*** Records for processing ***
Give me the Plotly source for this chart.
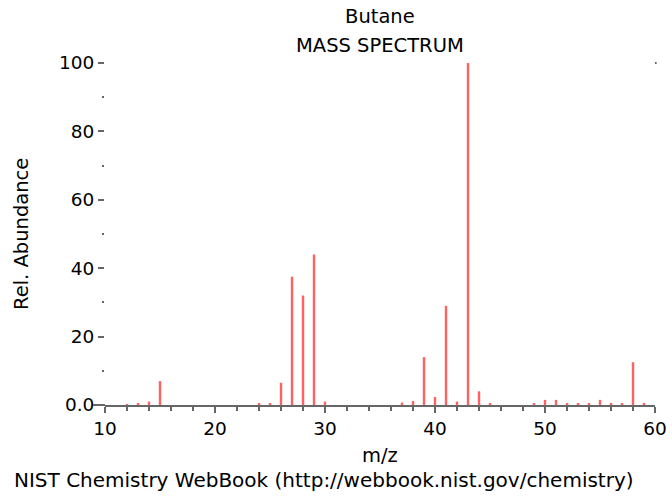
***
*** Records for processing ***
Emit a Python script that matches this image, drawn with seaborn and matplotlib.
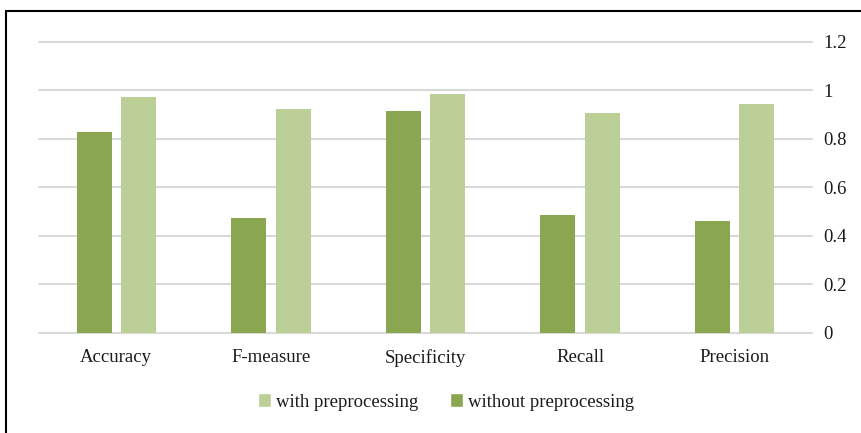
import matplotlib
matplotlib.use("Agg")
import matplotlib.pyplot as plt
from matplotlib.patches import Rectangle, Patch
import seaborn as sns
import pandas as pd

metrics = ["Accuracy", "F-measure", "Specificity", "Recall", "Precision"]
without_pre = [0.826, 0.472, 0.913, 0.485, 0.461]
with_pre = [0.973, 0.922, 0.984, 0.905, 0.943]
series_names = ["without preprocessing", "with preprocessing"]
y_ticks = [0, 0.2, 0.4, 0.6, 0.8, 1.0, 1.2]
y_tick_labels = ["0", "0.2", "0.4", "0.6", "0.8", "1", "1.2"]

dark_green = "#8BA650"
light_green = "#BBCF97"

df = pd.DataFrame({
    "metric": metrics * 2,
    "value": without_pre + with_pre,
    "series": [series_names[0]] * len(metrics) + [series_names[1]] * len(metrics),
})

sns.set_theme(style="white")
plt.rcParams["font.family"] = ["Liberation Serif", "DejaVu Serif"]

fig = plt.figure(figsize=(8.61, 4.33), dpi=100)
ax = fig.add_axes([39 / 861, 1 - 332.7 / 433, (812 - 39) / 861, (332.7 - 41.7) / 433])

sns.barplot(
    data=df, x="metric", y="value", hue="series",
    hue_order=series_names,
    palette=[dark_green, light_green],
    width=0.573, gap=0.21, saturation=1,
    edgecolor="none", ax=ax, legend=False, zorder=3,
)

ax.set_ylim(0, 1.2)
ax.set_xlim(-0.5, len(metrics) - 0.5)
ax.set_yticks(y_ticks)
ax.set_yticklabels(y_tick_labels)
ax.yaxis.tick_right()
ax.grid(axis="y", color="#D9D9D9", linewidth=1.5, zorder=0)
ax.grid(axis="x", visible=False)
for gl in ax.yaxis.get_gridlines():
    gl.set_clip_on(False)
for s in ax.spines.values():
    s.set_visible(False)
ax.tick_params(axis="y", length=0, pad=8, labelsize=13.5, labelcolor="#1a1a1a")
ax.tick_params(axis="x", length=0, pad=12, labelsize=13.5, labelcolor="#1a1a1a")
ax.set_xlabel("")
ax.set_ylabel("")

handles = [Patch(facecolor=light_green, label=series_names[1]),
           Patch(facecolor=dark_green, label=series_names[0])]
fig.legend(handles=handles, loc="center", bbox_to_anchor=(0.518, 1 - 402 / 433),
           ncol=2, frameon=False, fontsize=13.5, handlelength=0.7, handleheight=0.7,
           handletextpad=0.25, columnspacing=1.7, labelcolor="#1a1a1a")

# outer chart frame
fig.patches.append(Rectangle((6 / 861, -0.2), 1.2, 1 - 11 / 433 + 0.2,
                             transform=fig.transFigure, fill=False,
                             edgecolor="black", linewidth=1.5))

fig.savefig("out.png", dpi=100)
***
§ Written task
Repeat, word for word, the lines of the material above from the one holding "Emit a Python" through the one holding "import pandas as pd". Leave out pictures.

§ Written response
Emit a Python script that matches this image, drawn with seaborn and matplotlib.
import matplotlib
matplotlib.use("Agg")
import matplotlib.pyplot as plt
from matplotlib.patches import Rectangle, Patch
import seaborn as sns
import pandas as pd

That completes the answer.